In its bulk form, magnesium oxide is a cheap, white mineral used in applications like insulating cables. Current routes for generating these alkaline earth metal oxide nanocrystals require processing at high temperatures, which causes uncontrolled growth or fusing of particles to one another - not a desirable outcome when the properties you seek are size-dependent.

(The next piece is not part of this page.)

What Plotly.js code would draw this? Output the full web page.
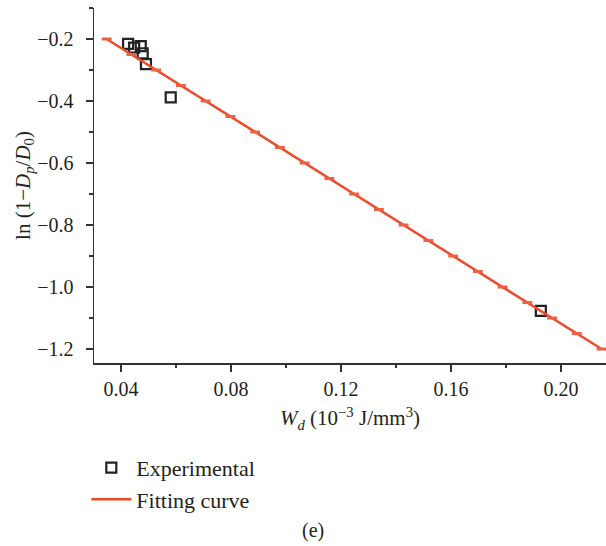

Vapor phase techniques, which provide size precision, are time and cost-intensive, and leave the nanocrystals attached to a substrate.

The scientists created the nanocrystals of magnesium oxide using an organometallic chemical synthesis route. “We’ve discovered a fundamentally new, unconventional mechanism for nicely controlling the size of these nanocrystals, and realized we had an intriguing and surprising candidate for optical applications,” said Delia Milliron, Facility Director of the Inorganic Nanostructures Facility at Berkeley Lab’s nanoscience research center, the Molecular Foundry. “This efficient, bright blue luminescence could be an inexpensive, attractive alternative in applications such as bio-imaging or solid-state lighting.”

Unlike conventional incandescent or fluorescent bulbs, solid-state lighting makes use of light-emitting semiconductor materials - in general, red, green, and blue emitting materials are combined to create white light. However, efficient blue light emitters are difficult to produce, suggesting the potential of these oxide nanocrystals.

The magnesium oxide nanocrystals will also “serve as a test system for modeling the kinetics of dissolution and mineralization in a simulated fluid-rock reservoir, allowing us to probe a key pathway in carbon dioxide sequestration,” said Jeff Urban, a staff scientist in the Inorganic Nanostructures Facility at the Molecular Foundry. “The geological minerals that fix magnesium into a stable carbonate are compositionally complex, but our nanocrystals will provide a simple model to mimic this intricate process.”